begin Recorded information

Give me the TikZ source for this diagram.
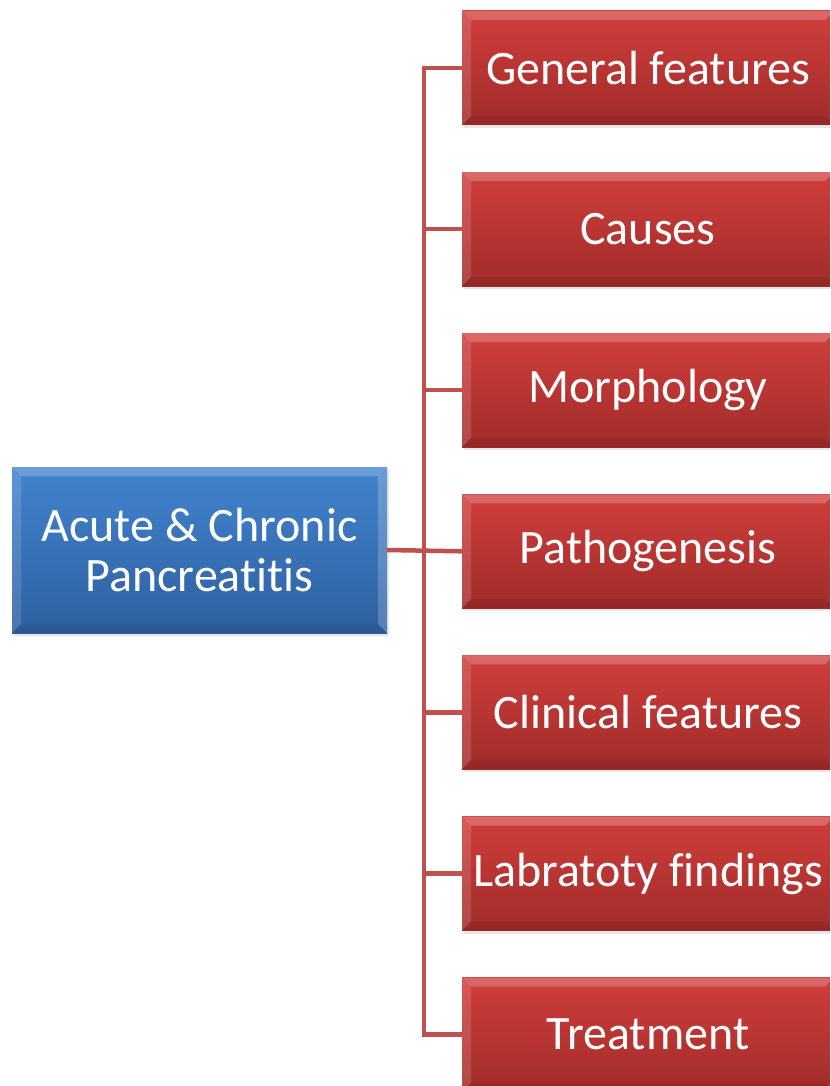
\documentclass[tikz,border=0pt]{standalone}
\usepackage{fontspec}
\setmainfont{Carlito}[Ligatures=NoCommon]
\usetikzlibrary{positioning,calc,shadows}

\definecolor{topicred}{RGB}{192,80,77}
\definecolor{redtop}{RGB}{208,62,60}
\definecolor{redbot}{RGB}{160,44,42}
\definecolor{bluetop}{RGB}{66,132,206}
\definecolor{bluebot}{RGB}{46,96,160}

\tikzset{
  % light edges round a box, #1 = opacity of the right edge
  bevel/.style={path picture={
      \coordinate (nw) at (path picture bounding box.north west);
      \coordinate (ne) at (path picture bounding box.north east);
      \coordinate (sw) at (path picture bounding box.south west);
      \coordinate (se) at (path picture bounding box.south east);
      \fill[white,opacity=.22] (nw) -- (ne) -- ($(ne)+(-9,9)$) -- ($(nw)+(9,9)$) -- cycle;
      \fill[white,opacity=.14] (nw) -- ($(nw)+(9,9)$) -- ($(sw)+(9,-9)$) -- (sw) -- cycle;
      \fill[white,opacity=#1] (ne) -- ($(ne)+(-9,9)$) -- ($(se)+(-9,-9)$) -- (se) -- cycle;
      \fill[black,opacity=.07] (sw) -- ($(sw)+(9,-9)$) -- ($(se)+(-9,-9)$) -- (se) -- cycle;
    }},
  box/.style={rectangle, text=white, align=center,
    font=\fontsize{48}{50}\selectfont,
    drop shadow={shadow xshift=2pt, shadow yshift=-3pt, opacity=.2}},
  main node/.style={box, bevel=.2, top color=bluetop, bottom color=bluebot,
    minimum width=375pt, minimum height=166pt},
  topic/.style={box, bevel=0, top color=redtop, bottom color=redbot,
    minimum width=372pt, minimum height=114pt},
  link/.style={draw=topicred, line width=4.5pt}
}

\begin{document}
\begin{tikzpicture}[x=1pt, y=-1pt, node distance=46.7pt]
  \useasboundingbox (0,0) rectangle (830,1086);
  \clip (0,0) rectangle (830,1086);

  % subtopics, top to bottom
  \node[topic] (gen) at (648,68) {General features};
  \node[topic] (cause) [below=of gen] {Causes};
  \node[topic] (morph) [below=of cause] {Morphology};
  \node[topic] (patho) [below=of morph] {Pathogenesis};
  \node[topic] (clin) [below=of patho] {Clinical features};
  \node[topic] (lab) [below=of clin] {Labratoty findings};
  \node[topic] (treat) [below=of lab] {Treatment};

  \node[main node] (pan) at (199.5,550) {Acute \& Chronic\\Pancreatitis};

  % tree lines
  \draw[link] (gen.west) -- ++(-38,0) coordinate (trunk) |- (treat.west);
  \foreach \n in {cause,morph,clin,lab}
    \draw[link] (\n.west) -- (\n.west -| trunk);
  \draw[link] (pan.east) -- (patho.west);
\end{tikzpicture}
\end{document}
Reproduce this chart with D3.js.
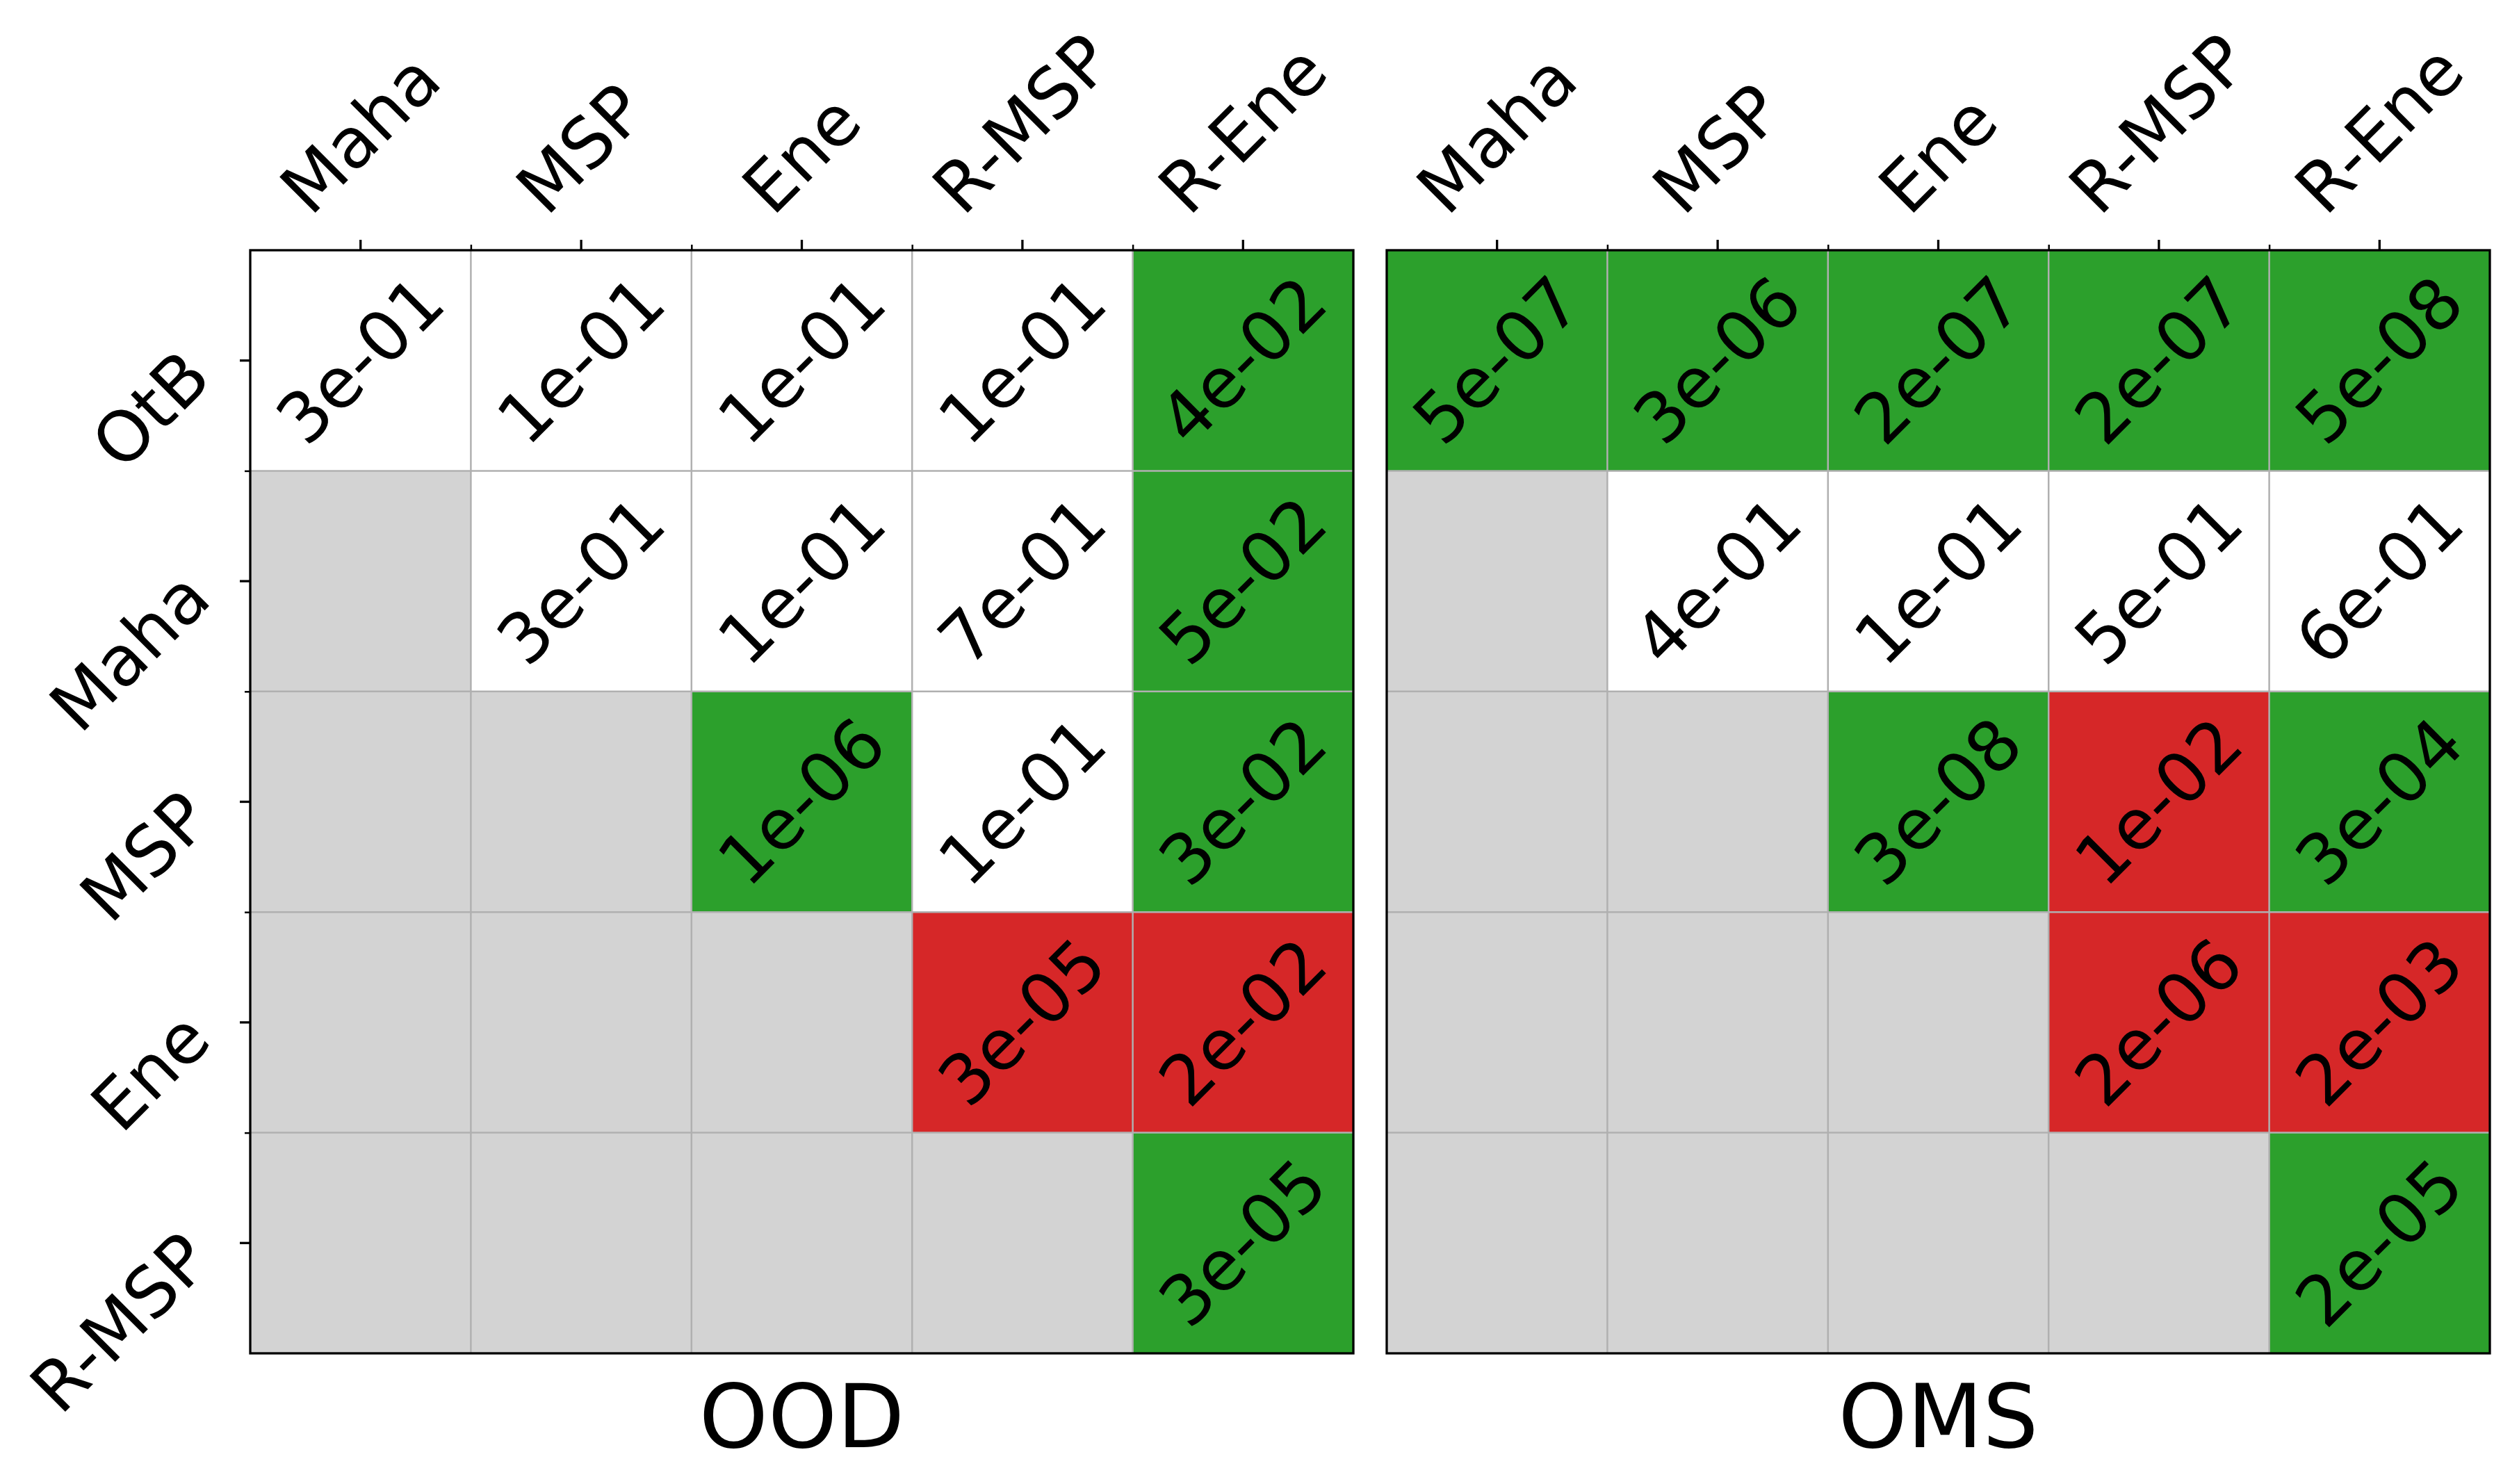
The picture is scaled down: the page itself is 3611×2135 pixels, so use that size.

end Recorded information

▶ [Work instructions]:
Print once more, exactly, the lines from the one with "Reproduce this chart with D3.js." through the last line of the data, both ends included, without any pictures.

▶ [Task solution]:
Reproduce this chart with D3.js.
The picture is scaled down: the page itself is 3611×2135 pixels, so use that size.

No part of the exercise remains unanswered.